Jakarta, IDN Times - Kebijakan kemasan rokok polos tanpa merek yang tertuang dalam Rancangan Peraturan Menteri Kesehatan (RPMK) sebagai aturan turunan Peraturan Pemerintah (PP) Nomor 28 Tahun 2024 tentang Kesehatan dinilai dapat menekan penerimaan negara. Selain itu, kebijakan dalam beleid baru itu juga mengancam pertumbuhan ekonomi nasional yang ditargetkan oleh pemerintahan baru.
Subdit Tarif Cukai dan Harga Dasar Direktorat Jenderal Bea dan Cukai (DJBC) Kementerian Keuangan (Kemenkeu), Ari Kusuma mengatakan, dari empat pilar dalam penyusunan kebijakan produksi hasil tembakau, ekosistem pertembakauan di Indonesia harus diperhatikan secara keseluruhan.

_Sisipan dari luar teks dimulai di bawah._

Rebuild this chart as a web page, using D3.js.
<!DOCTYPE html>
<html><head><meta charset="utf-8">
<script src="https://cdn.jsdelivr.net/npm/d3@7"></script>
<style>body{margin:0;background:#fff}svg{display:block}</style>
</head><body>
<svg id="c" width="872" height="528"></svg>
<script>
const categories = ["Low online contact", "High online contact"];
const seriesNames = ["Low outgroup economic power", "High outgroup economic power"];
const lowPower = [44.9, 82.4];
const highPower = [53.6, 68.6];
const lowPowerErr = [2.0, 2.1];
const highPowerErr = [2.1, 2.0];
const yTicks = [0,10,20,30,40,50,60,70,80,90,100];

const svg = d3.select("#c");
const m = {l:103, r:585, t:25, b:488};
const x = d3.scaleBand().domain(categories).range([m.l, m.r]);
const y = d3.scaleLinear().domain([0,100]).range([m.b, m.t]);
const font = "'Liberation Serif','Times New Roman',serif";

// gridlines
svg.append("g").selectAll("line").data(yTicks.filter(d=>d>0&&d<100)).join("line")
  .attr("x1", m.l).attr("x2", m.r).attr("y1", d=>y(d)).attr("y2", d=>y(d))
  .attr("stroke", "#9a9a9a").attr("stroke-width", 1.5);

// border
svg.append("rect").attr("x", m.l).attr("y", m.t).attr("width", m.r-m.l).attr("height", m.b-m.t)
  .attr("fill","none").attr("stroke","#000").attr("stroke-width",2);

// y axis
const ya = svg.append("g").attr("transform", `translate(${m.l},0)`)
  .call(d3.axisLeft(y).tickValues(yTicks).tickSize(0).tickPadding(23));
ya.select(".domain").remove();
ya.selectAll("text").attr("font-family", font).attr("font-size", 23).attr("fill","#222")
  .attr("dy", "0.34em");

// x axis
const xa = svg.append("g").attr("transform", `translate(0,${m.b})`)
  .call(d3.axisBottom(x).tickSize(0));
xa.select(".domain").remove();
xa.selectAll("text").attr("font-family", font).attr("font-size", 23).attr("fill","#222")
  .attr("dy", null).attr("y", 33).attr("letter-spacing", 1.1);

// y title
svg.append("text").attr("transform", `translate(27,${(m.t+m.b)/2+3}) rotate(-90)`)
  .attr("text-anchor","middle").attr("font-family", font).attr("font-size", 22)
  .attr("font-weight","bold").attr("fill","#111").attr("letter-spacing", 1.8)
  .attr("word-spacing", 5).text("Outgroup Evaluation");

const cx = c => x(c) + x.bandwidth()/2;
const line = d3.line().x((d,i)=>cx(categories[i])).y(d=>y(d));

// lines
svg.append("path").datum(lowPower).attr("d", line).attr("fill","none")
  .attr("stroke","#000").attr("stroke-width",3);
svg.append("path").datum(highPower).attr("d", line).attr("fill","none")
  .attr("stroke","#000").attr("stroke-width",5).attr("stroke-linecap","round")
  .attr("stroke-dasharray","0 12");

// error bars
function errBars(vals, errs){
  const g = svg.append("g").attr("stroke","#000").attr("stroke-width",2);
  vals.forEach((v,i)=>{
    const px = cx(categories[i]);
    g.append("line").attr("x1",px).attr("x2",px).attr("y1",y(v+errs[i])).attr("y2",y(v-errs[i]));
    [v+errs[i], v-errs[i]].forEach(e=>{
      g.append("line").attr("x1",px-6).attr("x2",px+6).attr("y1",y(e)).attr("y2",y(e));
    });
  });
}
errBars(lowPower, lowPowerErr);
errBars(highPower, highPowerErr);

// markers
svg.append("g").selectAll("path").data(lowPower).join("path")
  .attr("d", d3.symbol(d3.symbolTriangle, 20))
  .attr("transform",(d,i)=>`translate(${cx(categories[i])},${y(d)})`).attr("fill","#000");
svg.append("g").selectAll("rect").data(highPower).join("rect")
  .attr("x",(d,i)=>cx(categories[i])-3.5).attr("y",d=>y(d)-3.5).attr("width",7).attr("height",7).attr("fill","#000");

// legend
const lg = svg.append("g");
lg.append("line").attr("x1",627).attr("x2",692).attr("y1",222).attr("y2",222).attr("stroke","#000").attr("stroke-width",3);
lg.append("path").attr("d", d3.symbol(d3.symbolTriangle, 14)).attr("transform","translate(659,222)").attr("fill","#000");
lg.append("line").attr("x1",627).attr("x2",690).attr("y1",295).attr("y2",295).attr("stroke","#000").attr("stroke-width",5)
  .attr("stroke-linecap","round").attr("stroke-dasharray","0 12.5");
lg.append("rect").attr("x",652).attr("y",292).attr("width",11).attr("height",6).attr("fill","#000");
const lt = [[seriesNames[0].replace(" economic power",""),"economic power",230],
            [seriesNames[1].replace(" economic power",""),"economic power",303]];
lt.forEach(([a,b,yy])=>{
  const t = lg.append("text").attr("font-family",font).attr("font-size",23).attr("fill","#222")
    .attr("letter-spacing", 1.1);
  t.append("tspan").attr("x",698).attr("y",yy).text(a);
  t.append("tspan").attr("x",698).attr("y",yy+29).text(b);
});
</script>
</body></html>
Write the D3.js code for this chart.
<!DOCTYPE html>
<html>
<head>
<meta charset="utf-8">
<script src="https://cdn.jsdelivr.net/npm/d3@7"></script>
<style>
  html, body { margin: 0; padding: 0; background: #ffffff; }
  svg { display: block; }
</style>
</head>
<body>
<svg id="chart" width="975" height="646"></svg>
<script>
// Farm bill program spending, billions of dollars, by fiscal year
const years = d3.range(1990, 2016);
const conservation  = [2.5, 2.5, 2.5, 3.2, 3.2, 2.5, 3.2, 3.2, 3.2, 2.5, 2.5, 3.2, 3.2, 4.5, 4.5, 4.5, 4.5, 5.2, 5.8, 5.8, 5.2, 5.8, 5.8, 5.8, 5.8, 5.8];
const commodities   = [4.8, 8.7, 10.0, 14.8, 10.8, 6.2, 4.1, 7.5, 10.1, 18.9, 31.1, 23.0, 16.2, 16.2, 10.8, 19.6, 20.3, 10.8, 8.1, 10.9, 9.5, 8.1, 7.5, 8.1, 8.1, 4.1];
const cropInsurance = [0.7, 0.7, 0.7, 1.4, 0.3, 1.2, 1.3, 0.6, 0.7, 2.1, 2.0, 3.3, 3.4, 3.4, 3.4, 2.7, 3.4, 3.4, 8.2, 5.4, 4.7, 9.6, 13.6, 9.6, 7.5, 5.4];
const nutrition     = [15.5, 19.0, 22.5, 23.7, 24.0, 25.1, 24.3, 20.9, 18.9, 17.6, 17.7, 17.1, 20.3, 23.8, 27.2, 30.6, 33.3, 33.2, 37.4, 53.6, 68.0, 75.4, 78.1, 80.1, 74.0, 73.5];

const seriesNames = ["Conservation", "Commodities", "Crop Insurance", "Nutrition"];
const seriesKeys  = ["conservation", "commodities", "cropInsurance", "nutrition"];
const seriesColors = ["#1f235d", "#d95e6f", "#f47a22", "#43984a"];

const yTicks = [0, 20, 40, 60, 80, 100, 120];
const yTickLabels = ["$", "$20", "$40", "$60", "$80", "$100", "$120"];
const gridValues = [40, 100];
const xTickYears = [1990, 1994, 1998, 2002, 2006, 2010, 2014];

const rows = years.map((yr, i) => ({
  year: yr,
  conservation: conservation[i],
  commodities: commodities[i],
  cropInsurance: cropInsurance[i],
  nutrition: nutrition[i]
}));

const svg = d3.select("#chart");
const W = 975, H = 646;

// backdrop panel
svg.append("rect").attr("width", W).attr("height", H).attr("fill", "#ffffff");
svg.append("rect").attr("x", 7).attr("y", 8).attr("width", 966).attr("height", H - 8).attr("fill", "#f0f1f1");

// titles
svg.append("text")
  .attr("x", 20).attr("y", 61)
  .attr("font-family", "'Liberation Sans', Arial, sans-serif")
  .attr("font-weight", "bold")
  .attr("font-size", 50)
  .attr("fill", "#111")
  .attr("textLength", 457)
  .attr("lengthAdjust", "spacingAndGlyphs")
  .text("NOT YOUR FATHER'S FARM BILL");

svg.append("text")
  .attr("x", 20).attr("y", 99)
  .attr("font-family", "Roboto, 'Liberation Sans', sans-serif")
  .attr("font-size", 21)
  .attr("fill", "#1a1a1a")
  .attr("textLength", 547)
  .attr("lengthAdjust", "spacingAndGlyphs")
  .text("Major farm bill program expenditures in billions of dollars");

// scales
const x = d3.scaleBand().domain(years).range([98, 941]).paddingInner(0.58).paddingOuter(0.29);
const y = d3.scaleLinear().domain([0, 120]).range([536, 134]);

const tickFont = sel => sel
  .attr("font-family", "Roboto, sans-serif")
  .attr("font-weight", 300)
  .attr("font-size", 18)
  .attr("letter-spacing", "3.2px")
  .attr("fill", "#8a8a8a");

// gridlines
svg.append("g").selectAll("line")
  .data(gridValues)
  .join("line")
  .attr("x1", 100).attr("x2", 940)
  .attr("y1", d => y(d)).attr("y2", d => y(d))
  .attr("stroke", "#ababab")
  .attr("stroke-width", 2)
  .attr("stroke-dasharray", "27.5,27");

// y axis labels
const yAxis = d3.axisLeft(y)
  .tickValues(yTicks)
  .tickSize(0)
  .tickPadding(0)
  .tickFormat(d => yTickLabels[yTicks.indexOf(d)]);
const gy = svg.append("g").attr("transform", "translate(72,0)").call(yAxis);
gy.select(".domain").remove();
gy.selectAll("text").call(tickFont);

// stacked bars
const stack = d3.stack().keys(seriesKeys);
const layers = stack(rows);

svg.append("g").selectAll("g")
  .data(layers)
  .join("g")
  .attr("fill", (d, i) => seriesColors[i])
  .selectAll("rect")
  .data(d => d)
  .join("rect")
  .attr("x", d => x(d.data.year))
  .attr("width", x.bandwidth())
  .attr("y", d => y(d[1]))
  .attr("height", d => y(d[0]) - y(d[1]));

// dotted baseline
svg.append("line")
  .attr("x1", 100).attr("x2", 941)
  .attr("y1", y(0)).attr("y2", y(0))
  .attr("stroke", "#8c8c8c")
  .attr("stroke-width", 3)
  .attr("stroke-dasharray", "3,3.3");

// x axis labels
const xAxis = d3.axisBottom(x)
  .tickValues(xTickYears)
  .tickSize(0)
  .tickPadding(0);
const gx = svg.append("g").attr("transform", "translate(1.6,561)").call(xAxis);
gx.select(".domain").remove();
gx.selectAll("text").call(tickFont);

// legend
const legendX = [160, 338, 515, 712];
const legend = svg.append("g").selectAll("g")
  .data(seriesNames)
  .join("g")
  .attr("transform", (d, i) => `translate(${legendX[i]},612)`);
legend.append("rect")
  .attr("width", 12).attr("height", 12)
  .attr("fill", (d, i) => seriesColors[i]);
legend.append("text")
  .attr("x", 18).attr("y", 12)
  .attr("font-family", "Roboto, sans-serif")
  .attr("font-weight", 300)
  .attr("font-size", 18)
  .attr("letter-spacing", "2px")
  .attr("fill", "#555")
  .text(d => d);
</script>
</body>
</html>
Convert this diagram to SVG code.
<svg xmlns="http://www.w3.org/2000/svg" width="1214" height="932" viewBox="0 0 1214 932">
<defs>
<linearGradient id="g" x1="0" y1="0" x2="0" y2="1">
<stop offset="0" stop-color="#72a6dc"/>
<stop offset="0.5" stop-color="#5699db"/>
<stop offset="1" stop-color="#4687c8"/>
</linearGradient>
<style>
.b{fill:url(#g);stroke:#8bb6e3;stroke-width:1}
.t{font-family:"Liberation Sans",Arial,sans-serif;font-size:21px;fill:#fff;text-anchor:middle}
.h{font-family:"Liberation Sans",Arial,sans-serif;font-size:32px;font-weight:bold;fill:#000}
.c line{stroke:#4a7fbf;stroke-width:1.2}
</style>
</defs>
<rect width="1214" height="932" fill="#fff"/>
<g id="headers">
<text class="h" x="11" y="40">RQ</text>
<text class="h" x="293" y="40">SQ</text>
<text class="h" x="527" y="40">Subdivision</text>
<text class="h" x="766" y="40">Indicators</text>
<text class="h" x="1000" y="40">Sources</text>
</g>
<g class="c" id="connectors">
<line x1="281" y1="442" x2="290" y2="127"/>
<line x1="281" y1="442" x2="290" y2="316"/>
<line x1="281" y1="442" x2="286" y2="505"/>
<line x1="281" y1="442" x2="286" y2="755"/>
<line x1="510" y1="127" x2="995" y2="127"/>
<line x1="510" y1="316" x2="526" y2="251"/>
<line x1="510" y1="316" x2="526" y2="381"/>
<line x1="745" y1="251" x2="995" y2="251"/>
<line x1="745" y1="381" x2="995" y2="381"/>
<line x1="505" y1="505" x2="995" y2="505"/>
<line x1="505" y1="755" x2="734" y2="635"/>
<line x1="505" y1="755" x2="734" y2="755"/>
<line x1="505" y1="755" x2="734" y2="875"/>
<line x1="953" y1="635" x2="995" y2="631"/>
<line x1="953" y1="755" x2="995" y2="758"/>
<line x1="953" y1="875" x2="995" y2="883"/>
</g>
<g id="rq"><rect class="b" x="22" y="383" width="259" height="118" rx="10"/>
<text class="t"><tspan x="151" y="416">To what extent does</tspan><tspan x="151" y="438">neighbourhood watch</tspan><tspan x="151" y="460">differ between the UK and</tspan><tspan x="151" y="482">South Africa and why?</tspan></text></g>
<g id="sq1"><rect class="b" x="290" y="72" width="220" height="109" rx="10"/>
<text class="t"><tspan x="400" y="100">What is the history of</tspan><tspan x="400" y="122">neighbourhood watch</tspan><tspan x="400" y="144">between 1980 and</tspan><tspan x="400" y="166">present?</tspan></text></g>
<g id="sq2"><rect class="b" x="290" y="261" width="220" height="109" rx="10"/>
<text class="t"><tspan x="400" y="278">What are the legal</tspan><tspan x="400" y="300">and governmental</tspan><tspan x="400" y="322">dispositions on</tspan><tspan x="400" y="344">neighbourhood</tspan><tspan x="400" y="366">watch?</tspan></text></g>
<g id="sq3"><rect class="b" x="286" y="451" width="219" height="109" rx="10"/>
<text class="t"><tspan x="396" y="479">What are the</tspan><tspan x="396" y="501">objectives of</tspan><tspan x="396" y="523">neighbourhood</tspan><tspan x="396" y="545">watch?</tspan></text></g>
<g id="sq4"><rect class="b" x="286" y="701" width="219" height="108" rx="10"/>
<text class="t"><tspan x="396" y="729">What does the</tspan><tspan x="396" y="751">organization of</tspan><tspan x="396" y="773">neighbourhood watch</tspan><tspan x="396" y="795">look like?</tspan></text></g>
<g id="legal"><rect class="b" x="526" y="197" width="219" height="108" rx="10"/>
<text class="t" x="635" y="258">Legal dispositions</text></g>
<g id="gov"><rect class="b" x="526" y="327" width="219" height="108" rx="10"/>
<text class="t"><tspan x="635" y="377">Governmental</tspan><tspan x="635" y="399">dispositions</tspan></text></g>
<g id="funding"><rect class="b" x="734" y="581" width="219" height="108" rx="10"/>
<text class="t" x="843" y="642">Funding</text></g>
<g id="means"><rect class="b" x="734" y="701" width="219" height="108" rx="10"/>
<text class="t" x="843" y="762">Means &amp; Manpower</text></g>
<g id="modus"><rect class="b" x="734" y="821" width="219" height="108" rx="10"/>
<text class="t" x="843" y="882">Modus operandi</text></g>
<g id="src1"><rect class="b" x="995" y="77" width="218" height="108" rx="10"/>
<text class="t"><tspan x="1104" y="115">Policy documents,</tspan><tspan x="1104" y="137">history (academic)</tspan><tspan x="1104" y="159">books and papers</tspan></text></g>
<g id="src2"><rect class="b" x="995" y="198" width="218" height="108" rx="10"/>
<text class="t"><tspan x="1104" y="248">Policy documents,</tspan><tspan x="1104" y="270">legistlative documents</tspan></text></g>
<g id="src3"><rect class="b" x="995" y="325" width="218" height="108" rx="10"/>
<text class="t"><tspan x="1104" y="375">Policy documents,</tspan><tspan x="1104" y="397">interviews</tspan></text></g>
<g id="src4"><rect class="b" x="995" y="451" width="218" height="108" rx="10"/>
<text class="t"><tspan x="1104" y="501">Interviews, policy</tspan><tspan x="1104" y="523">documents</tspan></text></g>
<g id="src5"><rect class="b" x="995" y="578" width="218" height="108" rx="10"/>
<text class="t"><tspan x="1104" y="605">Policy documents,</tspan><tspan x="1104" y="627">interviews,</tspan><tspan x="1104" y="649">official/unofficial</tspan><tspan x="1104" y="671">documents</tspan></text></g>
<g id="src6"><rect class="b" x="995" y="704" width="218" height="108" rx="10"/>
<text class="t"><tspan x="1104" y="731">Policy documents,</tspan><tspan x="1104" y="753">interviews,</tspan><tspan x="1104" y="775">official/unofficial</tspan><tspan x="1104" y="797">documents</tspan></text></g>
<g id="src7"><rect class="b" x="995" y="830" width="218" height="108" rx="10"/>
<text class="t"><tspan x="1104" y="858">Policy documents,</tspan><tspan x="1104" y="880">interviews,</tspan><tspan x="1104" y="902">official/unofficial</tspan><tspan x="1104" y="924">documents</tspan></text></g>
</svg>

Hal itu lantaran peran dari tembakau tidak main-main sebab, cukai hasil tembakau (CHT) menyumbang sekitar 12,2 persen dari total keseluruhan penerimaan pajak negara. Menurutnya, nilai tersebut cukup besar jika dilihat kontribusinya dari satu sektor saja.
“Dengan begitu, sektor ini harus diperhitungkan ketika membuat kebijakan dan perlu melibatkan banyak pihak, tidak bisa hanya melihat dari satu sisi saja,” ujar Ari dalam diskusi publik Institute for Development of Economics and Finance (Indef) bertajuk "Industri Tembakau Suram, Penerimaan Negara Muram" di Jakarta, dikutip Selasa (24/9/2024).